Yang berhembus dari lidahnya justru sebuah ucapan, “Aku ingkar terhadap
apa yang engkau ucapkan.” Walhasil, diketahui bahwa orang itu biasa
mengkonsumsi khamer. Lantas syekh Abu Ruwad berkata, “Hindarilah
dosa-dosa besar, sebab ia akan menghancurkan pelakunya.”
Sebab lain, kita terpuruk dalam su’ul khatimah adalah durhaka pada kedua orang tua.
Jika kita tadabburi ayat-ayat yang berbicara mengenai berbakti pada
orang tua, maka kita dapati bahwa ukuran berbakti itu adalah “indal
kibar” pada saat orang tua kita memasuki masa lansia; lanjut usia. Di
saat keduanya sudah tak berdaya, pikun, lemah dan seterusnya yang memang
sangat membutuhkan perawatan, perhatian, belaian kasih dan pertolongan
dari kita selaku anaknya. Perkataan ‘ah’ atau ‘cih’ merupakan potret
sebuah kedurhakaan. Apatah lagi anak yang membentak orang tuanya,
memarahinya, menatapnya dengan kasar dan lebih dari itu.

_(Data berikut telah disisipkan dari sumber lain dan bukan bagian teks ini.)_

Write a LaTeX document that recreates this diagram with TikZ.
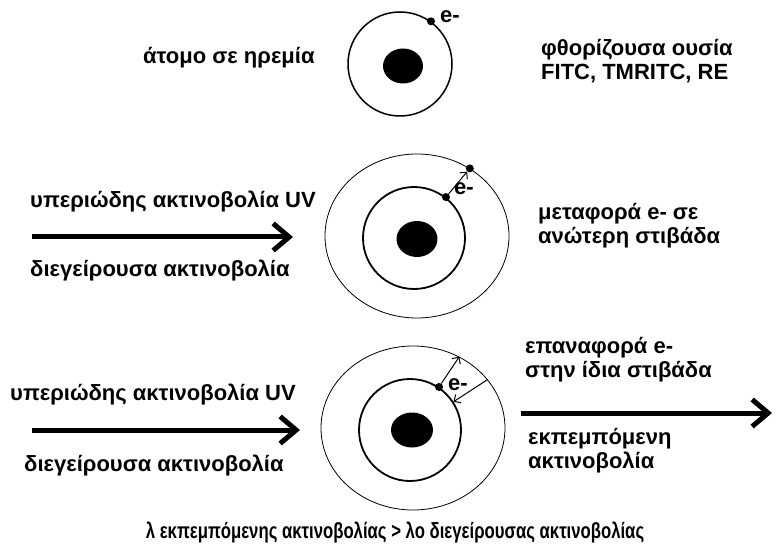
\documentclass[tikz,border=0pt]{standalone}
\usepackage{fontspec}
\setmainfont{Liberation Sans}
\usetikzlibrary{shapes,arrows.meta,calc,positioning}
\tikzset{
    x=1pt,y=-1pt,
    font=\bfseries\fontsize{22}{24}\selectfont,
    orbit/.style ={circle, draw, inner sep=0pt, line width=1.8pt},
    shell/.style ={ellipse, draw, inner sep=0pt, line width=0.8pt},
    nucleus/.style={ellipse, fill, inner sep=0pt},
    electron/.style={circle, fill, inner sep=0pt, minimum size=8pt, node contents={}},
    ray/.style={line width=5pt, -{Straight Barb[length=16pt,width=27pt]}},
    jump/.style={line width=1pt, -{Straight Barb[length=5pt,width=10pt]}},
    txt/.style={inner sep=0pt, align=left, anchor=west}
}

\begin{document}
\begin{tikzpicture}
    \useasboundingbox (0,0) rectangle (776,553);

    % atom at rest
    \node[orbit, line width=1.5pt, minimum size=104pt] (orb0) at (400,64) {};
    \node[nucleus, minimum width=40pt, minimum height=35pt] (nuc0) at (403,66) {};
    \node (e0) at (orb0.54) [electron];
    \node[inner sep=0pt] (le0) at (450,17) {e-};
    \node[txt] (rest) at (143,58) {άτομο σε ηρεμία};
    \node[txt] (dye) at (541,61) {φθορίζουσα ουσία\\FITC, TMRITC, RE};

    % excitation
    \node[txt] (uv1) at (30,202) {υπεριώδης ακτινοβολία UV};
    \node[txt] (exc1) at (30,271) {διεγείρουσα ακτινοβολία};
    \coordinate (a1s) at (32,237);
    \coordinate (a1e) at (293,237);
    \path (a1s) edge[ray] (a1e);

    \node[shell, minimum width=184pt, minimum height=164pt] (sh1) at (417,236) {};
    \node[orbit, minimum size=102pt] (orb1) at (414,238) {};
    \node[nucleus, minimum width=41pt, minimum height=36pt] (nuc1) at (417,239) {};
    \node (e1) at (orb1.52) [electron];
    \node (e2) at (sh1.52) [electron];
    \path (e1) edge[jump] (e2);
    \node[inner sep=0pt] (le1) at (464,189) {e-};
    \node[txt] (move) at (538,226) {μεταφορά e- σε\\ανώτερη στιβάδα};

    % emission
    \node[txt] (uv2) at (10,395) {υπεριώδης ακτινοβολία UV};
    \node[txt] (exc2) at (24,466) {διεγείρουσα ακτινοβολία};
    \coordinate (a2s) at (32,430);
    \coordinate (a2e) at (300,430);
    \path (a2s) edge[ray] (a2e);

    \node[shell, minimum width=184pt, minimum height=164pt] (sh2) at (413,428) {};
    \node[orbit, minimum size=102pt] (orb2) at (410,430) {};
    \node[nucleus, minimum width=42pt, minimum height=35pt] (nuc2) at (412,430) {};
    \node (e3) at (orb2.56) [electron];
    \coordinate (up2) at (sh2.57);
    \coordinate (out2) at (sh2.33);
    \coordinate (in2) at (orb2.33);
    \path (e3) edge[jump] (up2);
    \path (out2) edge[jump] (in2);
    \node[inner sep=0pt] (le2) at (458,385) {e-};
    \node[txt] (back) at (525,360) {επαναφορά e-\\στην ίδια στιβάδα};

    \coordinate (a3s) at (521,413);
    \coordinate (a3e) at (772,413);
    \path (a3s) edge[ray] (a3e);
    \node[txt] (emit) at (528,451) {εκπεμπόμενη\\ακτινοβολία};

    % narrower type for the closing line
    \node[inner sep=0pt] (rule) at (395,533)
        {\scalebox{0.76}[1]{λ εκπεμπόμενης ακτινοβολίας > λο διεγείρουσας ακτινοβολίας}};
\end{tikzpicture}
\end{document}
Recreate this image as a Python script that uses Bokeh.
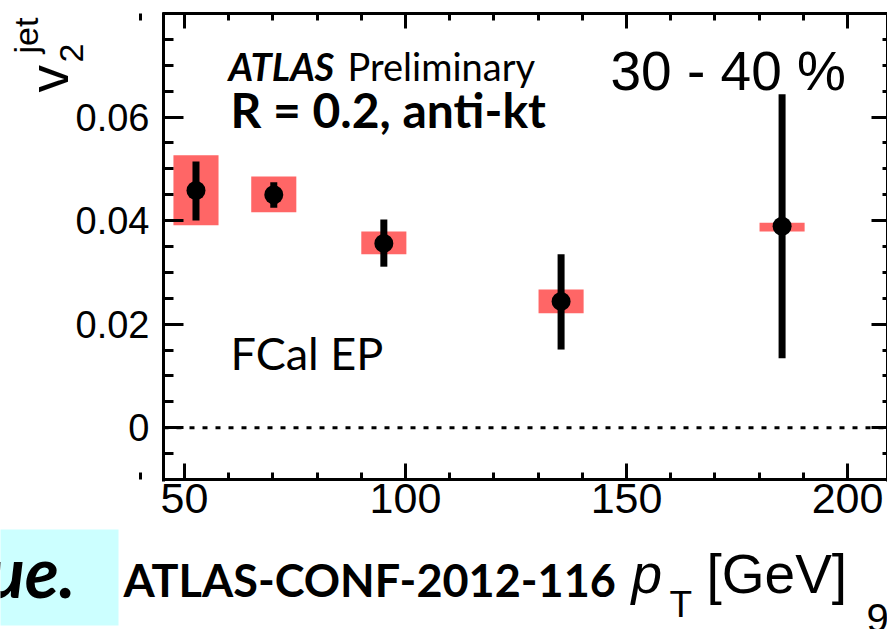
import math
from bokeh.plotting import figure
from bokeh.models import Range1d, LinearAxis, FixedTicker, Label, BoxAnnotation
from bokeh.embed import file_html
from bokeh.resources import INLINE

# ---- data ----
pt = [52.6, 70.2, 95.1, 135.2, 185.2]              # jet pT bin centres [GeV]
v2 = [0.0458, 0.0450, 0.0356, 0.0244, 0.0389]      # v2^jet
stat_lo = [0.0400, 0.0425, 0.0311, 0.0151, 0.0134]
stat_hi = [0.0514, 0.0474, 0.0402, 0.0335, 0.0644]
sys_lo = [0.0391, 0.0416, 0.0335, 0.0221, 0.0379]
sys_hi = [0.0526, 0.0485, 0.0379, 0.0267, 0.0396]

x_ticks = [50, 100, 150, 200]
x_tick_labels = ["50", "100", "150", "200"]
y_ticks = [0.0, 0.02, 0.04, 0.06]
y_tick_labels = ["0", "0.02", "0.04", "0.06"]
x_minor = [40 + 10 * i for i in range(18)]
y_minor = [round(-0.01 + 0.005 * i, 4) for i in range(19)]

# ---- geometry (pixels of the page) ----
W, H = 887, 629
F_LEFT, F_RIGHT, F_TOP, F_BOTTOM = 163, 887, 13, 479     # plot box in page pixels
X_LO, X_HI = 45.25, 209.05                               # data at box edges
Y_LO, Y_HI = -0.01, 0.08
BOX_HALF = 5.1

xs = (F_RIGHT - F_LEFT) / (X_HI - X_LO)
ys = (F_BOTTOM - F_TOP) / (Y_HI - Y_LO)
x_range = Range1d(X_LO - F_LEFT / xs, X_HI + (W - F_RIGHT) / xs)
y_range = Range1d(Y_LO - (H - F_BOTTOM) / ys, Y_HI + F_TOP / ys)

p = figure(width=W, height=H, output_backend="svg", toolbar_location=None,
           x_range=x_range, y_range=y_range,
           x_axis_location=None, y_axis_location=None,
           min_border=0, min_border_left=0, min_border_right=0,
           min_border_top=0, min_border_bottom=0)
p.outline_line_color = None
p.grid.visible = False
p.background_fill_color = "white"
p.border_fill_color = "white"

ex = 1.5 / xs
ey = 1.5 / ys

def make_axis(ticks, minor, loc, bounds, maj_in, min_in, overrides=None):
    ax = LinearAxis(ticker=FixedTicker(ticks=ticks, minor_ticks=minor),
                    fixed_location=loc, bounds=bounds)
    ax.axis_line_width = 3
    ax.axis_line_color = "black"
    ax.major_tick_line_width = 3
    ax.minor_tick_line_width = 3
    ax.major_tick_line_color = "black"
    ax.minor_tick_line_color = "black"
    ax.major_tick_in = maj_in
    ax.major_tick_out = 0
    ax.minor_tick_in = min_in
    ax.minor_tick_out = 0
    if overrides is None:
        ax.major_label_text_font_size = "0px"
        ax.major_label_text_color = None
        ax.major_label_standoff = 0
    else:
        ax.major_label_overrides = overrides
        ax.major_label_text_font = "Liberation Sans"
        ax.major_label_text_color = "black"
    return ax

bottom = make_axis(x_ticks, x_minor, Y_LO, (X_LO - ex, X_HI + ex), 16, 7,
                   {t: s for t, s in zip(x_ticks, x_tick_labels)})
bottom.major_label_text_font_size = "43px"
bottom.major_label_standoff = 4
p.add_layout(bottom, "below")

left = make_axis(y_ticks, y_minor, X_LO, (Y_LO - ey, Y_HI + ey), 20, 10,
                 {t: s for t, s in zip(y_ticks, y_tick_labels)})
left.major_label_text_font_size = "38px"
left.major_label_standoff = 14
p.add_layout(left, "left")

top = make_axis(x_ticks, x_minor, Y_HI, (X_LO - ex, X_HI + ex), 15, 7)
p.add_layout(top, "above")

right = make_axis(y_ticks, y_minor, X_HI, (Y_LO - ey, Y_HI + ey), 16, 5)
p.add_layout(right, "right")

# zero reference line
p.line(x=[X_LO, X_HI], y=[0, 0], line_color="black", line_width=3, line_dash="5 8")

# systematic boxes
p.quad(left=[x - BOX_HALF for x in pt], right=[x + BOX_HALF for x in pt],
       bottom=sys_lo, top=sys_hi, fill_color="#FF6666", line_color=None)
# statistical error bars
p.segment(x0=pt, y0=stat_lo, x1=pt, y1=stat_hi, line_color="black", line_width=7)
# points
p.scatter(x=pt, y=v2, size=19, fill_color="black", line_color=None)

# ---- texts: anchored at the middle of their line box ----
K = {"Liberation Sans": 0.3465, "Lato": 0.387}

def lab(text, cx, base, font, size, style="normal", align="left"):
    cy = base - K[font] * size
    p.add_layout(Label(x=cx, y=H - cy, x_units="screen", y_units="screen",
                       text=text, text_font=font, text_font_size=f"{size}px",
                       text_font_style=style, text_color="black",
                       text_align=align, text_baseline="middle"))

def vlab(text, base_x, start_y, font, size):
    cx = base_x - K[font] * size
    p.add_layout(Label(x=cx, y=H - start_y, x_units="screen", y_units="screen",
                       text=text, text_font=font, text_font_size=f"{size}px",
                       text_color="black", text_align="left", text_baseline="middle",
                       angle=math.pi / 2))

# cyan box at bottom left
p.add_layout(BoxAnnotation(left=-10, right=118, bottom=H - 625, top=H - 529,
                           left_units="screen", right_units="screen",
                           bottom_units="screen", top_units="screen",
                           fill_color="#CCFFFF", fill_alpha=1.0, line_color=None,
                           level="underlay"))

lab("ATLAS", 228, 80, "Lato", 38, "bold italic")
lab("Preliminary", 347, 80, "Lato", 38)
lab("R = 0.2, anti-kt", 230, 128, "Lato", 48, "bold")
lab("30 - 40 %", 610, 90, "Liberation Sans", 55)
lab("FCal EP", 230, 370, "Lato", 45)

# y-axis title v_2^jet (rotated)
vlab("v", 68, 92, "Liberation Sans", 55)
vlab("2", 83, 62, "Liberation Sans", 34)
vlab("jet", 37, 53, "Liberation Sans", 34)

# bottom line of text
lab("ue.", 75, 598, "Lato", 70, "bold italic", align="right")
lab("ATLAS-CONF-2012-116", 123, 597, "Lato", 45, "bold")
lab("p", 631, 593, "Liberation Sans", 55, "italic")
lab("T", 669, 617, "Liberation Sans", 37)
lab("[GeV]", 706, 593, "Liberation Sans", 55)
lab("9", 866, 631, "Liberation Sans", 40)

open("out.html", "w").write(file_html(p, INLINE))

Durhaka pada orang tua memiliki korelasi yang kuat dengan proses su’ul
khatimah. Kisah sahabat Al Qamah yang masyhur, yang lebih mementingkan
istri daripada ibunya sehingga memicu kemarahan sang ibu hanya merupakan
contoh kecil dalam masalah ini.
Suatu ketika ada seorang
lelaki yang menggendong ibunya thawaf mengelilingi Ka’bah. Dan
sebelumnya ia telah menggendong ibunya itu dari Yaman. Jarak yang cukup
jauh dengan Mekkah. Ia menghampiri sahabat Abdullah bin Umar seraya
bertanya, “Wahai Ibnu Umar, apakah dengan jerih payahku ini aku telah
membalas kebaikan atau jasa-jasanya?.” Ia menjawab, “Setengahnya juga
belum. Tapi jerih payahmu yang sedikit ini akan mendapat pahala yang
berlimpah ruah.”
Bagaimana dengan kita? Terkadang berjalan
bergandengan tangan dengan ibu kita yang telah berusia lanjut, kita malu
dilihat orang lain. Karena kita merasa bahwa kesuksesan dan kejayaan
kita sama sekali tanpa ada peran dan andil darinya. Padahal ia bangun di
tengah malam, hanya untuk mendo’akan kita, yang jauh di mata tapi
selalu dekat di hatinya. Apakah kita akan sesukses seperti hari ini
tanpa do’a tulus dari orang tua kita?.
Mengganggu kaum muslimin
dan muslimat dengan hati, ucapan, perbuatan, tingkah laku dan gerak
gerik kita akan berpengaruh pula pada su’ul khatimah.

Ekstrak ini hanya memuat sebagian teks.